Jika merokok haram, lalu bagaimana dengan makanan-makanan yang
mengandung bahan kimia berbahaya, apakah juga haram? Kita tahu, banyak makanan
dan minuman yang dinyatakan halal, ternyata secara medis dipandang
tidak steril untuk dikonsumsi. Mungkinkah setiap makanan dan
minuman yang dinyatakan tidak steril itu kemudian dihukumi haram, ataukah harus
dicermati
seberapa besar kemudaratannya, kemudian ditentukan mubah, makruh
ataukah
haram hukumnya.
"Sepertinya tidak dan belum akan ada perubahan, hukumnya
(rokok) tetap makruh," ujar Ketua PB NU Masdar Farid Mas'udi, menjelang
Muktamar NU ke-32 di Makasar 22-27 Maret 2010. Sementara itu, sebagaimana
dilansir NU Online, KH Saefuddin Amsir, ketua pimpinan sidang Komisi Diniyyah
Waqiyyah menyatakan tidak perlunya peninjauan kembali terhadap hukum merokok
karena tidak ada illat(alasan) baru yang menyebabkan perrubahan hukum.
Mengutip kaidah fiqh, ia menyatakan bahwa hukum itu berubah sesuai
dengan perubahan alasan. Demikian juga berlaku pada hukum merokok.
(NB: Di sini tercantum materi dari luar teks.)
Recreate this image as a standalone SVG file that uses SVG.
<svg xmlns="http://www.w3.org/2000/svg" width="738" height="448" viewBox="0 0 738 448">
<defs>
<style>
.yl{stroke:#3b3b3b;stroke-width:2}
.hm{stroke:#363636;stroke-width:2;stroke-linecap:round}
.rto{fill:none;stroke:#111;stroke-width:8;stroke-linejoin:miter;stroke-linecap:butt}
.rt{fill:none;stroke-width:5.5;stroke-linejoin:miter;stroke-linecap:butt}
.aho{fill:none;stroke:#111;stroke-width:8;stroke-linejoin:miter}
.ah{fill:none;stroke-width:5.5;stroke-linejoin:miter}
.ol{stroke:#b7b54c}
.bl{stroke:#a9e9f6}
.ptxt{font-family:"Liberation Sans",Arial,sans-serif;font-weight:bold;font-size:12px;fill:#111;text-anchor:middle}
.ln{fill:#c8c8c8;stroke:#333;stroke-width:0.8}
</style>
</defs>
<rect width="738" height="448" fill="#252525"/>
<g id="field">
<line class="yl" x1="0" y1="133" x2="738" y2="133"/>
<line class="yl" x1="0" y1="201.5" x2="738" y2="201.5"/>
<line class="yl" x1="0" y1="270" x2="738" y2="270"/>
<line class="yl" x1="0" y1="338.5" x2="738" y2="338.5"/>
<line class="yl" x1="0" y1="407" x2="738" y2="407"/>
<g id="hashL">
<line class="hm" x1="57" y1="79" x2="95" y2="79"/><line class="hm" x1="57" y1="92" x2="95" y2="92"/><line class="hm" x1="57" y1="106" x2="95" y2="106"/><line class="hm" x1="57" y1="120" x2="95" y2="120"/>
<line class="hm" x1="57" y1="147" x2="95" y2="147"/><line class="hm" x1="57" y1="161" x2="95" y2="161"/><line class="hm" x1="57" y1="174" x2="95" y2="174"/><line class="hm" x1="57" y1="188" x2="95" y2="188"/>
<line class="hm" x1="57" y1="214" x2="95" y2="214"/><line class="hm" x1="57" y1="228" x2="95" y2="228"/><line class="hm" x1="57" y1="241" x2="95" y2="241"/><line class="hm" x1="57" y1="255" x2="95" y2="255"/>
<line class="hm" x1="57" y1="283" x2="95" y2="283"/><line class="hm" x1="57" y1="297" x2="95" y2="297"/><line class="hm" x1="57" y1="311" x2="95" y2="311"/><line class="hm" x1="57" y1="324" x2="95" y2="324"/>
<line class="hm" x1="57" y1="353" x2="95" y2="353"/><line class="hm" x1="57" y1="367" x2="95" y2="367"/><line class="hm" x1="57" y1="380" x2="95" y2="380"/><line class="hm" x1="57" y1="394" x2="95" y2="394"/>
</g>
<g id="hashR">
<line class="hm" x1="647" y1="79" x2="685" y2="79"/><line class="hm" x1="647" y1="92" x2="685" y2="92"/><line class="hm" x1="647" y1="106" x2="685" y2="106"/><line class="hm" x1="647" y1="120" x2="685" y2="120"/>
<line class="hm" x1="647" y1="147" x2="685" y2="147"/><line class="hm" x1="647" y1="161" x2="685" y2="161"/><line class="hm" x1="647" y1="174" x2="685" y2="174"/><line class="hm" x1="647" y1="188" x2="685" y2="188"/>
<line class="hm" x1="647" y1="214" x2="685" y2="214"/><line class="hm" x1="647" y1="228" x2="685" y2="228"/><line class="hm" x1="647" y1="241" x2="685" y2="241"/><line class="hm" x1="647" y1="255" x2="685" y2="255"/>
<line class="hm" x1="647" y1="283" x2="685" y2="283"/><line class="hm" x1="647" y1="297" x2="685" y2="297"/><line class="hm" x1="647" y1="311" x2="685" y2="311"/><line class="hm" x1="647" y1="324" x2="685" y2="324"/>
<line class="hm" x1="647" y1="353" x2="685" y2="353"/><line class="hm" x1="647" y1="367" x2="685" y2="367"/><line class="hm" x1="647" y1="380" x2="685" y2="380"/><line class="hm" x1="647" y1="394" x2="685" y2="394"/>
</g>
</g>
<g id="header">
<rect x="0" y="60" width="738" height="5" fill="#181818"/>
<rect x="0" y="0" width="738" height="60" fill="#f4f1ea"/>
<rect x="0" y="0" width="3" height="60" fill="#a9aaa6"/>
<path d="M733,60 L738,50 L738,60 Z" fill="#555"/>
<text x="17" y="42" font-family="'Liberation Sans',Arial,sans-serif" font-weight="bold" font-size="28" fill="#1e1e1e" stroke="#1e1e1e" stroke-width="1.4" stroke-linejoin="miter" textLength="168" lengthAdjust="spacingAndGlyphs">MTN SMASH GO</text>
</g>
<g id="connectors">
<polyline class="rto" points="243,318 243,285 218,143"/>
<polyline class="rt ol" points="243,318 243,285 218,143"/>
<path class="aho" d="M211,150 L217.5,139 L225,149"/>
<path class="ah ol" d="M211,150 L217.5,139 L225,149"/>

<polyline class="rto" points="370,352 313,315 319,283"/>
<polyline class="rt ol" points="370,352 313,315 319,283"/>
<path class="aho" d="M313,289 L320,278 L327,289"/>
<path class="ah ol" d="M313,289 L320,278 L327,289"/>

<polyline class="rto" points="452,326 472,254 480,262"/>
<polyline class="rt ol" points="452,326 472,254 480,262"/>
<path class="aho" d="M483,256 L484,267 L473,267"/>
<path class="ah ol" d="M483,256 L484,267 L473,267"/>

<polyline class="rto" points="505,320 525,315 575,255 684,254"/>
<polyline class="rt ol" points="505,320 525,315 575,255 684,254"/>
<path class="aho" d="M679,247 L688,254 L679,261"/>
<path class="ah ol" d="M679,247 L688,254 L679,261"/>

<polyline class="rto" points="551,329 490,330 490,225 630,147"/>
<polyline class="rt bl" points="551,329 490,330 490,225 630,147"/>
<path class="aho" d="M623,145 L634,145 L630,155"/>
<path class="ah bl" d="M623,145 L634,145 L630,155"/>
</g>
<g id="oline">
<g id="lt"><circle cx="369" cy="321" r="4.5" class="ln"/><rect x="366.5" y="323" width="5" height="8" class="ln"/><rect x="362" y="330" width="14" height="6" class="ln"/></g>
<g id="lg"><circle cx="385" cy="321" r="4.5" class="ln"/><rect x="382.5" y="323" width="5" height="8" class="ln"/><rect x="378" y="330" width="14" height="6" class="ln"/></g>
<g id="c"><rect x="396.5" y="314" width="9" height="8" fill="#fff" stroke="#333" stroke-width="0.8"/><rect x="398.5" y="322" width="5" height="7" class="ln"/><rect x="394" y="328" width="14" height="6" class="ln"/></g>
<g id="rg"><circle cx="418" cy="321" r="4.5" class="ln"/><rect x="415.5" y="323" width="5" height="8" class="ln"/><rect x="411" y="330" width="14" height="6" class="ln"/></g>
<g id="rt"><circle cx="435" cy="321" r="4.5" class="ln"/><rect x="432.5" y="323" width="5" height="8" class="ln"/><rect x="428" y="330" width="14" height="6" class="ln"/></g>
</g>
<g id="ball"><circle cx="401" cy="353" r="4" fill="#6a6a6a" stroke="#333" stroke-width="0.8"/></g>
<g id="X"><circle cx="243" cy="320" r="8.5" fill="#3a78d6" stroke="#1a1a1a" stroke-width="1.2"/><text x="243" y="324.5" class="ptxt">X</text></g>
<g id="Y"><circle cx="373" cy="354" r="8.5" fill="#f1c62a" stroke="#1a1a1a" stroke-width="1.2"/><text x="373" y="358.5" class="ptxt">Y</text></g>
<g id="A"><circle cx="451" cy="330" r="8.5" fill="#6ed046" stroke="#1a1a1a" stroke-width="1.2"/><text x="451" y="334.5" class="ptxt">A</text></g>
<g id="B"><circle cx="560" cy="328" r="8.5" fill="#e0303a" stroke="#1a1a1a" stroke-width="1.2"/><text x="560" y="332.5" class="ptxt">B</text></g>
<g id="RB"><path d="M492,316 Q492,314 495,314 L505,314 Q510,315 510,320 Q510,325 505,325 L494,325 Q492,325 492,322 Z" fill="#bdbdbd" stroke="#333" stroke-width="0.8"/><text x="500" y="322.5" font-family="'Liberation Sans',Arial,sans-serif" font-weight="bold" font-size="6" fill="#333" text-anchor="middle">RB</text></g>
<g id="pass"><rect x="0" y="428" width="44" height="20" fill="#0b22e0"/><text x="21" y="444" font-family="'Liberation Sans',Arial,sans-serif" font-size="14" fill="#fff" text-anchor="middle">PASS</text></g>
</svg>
Sementara itu menurut sekretaris komisi Bahtsul Masail Diniyah
Waqiiyah H M. Cholil Nafis merokok tetap dihukumkan makruh, karena hal ini
tidak berakibat
atau membahayakan secara langsung, juga tidak memabukkan apalagi
mematikan. Tidak ditinjau ulangnya hukum makruh merokok yang ditetapkan NU
bukan berarti NU menganggap remeh persoalan tentang bahaya rokok. Tapi, lebih
karena selain masyayikh NU sudah memfatwakan seperti itu, juga ada faktor
sosial lain yang melatarbelakangi, demikian Masdar Mas‘udi menjelaskan. Dan NU
tentu saja sepakat dengan menggalakkan kampanye tentang bahaya merokok di Indonesia.